Exercise:
Return only the count of lines in which the word "with" appears.

-- Begin --

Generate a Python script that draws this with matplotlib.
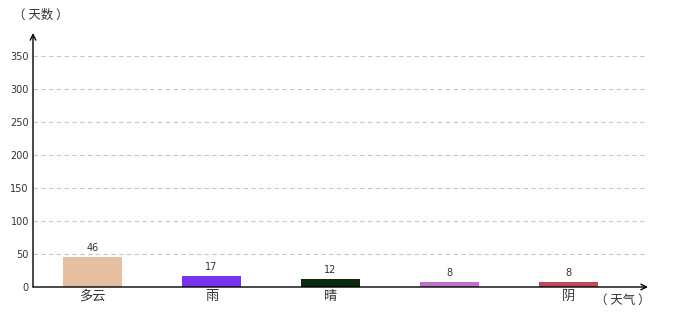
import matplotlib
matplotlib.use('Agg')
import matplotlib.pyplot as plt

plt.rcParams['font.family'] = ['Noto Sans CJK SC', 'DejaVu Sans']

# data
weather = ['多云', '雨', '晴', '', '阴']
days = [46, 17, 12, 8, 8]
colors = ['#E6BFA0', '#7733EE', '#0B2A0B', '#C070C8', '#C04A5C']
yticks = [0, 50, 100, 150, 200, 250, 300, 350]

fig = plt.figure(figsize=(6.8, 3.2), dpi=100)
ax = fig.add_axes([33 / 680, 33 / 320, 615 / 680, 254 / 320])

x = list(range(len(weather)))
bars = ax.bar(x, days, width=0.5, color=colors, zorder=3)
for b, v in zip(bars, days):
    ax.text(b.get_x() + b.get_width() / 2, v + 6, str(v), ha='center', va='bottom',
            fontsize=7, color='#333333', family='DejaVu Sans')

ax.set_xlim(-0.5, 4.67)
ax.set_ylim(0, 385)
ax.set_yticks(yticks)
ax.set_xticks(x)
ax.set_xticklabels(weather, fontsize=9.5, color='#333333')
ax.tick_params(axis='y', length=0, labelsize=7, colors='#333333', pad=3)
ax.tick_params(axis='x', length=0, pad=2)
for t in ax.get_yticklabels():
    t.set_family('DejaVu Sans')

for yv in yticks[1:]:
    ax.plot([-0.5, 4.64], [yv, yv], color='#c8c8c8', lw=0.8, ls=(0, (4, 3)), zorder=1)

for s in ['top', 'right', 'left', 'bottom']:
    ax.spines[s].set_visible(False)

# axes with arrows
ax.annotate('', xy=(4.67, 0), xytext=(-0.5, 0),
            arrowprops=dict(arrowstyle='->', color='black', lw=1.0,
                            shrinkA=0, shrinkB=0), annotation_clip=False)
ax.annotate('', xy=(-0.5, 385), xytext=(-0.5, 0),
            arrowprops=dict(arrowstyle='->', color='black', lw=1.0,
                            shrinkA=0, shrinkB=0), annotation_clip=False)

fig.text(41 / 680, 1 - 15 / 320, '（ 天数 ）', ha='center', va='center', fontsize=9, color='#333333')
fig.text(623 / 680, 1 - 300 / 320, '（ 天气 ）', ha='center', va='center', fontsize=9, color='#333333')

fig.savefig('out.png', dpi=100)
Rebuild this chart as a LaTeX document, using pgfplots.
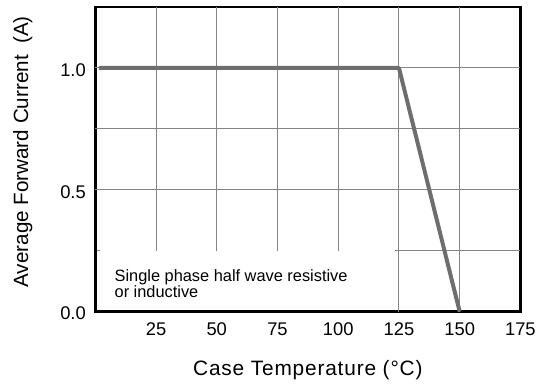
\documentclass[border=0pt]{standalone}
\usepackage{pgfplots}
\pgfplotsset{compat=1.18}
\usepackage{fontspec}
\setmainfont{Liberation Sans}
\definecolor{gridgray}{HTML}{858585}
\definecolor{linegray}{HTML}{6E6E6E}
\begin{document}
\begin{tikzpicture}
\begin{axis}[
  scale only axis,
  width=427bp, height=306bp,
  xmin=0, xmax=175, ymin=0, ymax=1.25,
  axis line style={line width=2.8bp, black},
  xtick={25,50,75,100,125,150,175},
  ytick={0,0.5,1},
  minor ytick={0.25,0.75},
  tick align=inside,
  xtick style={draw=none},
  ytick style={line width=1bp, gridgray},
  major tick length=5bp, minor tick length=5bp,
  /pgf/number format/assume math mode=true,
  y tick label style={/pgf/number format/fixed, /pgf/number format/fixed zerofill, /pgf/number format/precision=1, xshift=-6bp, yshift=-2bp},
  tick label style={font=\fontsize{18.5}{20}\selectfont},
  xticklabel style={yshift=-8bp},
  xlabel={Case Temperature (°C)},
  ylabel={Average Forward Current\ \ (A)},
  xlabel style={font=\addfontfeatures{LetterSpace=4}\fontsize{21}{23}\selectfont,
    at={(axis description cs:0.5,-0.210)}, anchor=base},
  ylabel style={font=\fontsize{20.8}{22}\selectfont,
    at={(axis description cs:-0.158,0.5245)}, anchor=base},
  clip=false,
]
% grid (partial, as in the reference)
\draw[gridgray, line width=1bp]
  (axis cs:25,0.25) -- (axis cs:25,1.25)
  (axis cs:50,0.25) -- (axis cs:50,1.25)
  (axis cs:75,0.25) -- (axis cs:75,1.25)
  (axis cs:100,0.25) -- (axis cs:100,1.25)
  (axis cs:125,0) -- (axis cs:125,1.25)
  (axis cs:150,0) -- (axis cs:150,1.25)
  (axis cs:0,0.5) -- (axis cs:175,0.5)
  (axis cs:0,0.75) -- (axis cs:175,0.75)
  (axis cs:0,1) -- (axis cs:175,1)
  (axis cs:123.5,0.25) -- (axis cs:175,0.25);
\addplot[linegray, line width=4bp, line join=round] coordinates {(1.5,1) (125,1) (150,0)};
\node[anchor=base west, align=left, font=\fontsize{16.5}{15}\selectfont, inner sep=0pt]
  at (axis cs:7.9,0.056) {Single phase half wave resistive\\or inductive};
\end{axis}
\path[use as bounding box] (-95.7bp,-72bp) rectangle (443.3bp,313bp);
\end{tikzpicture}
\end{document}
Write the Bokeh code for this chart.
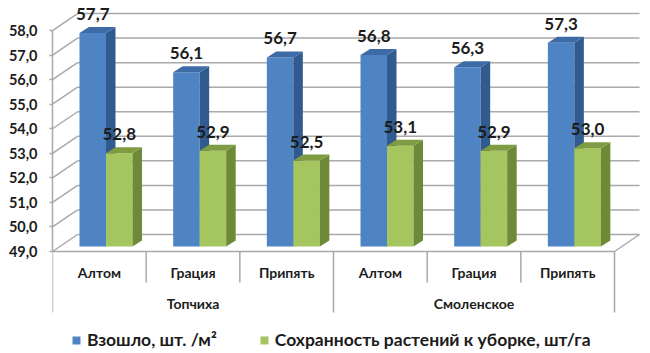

-- End --

Reply:
2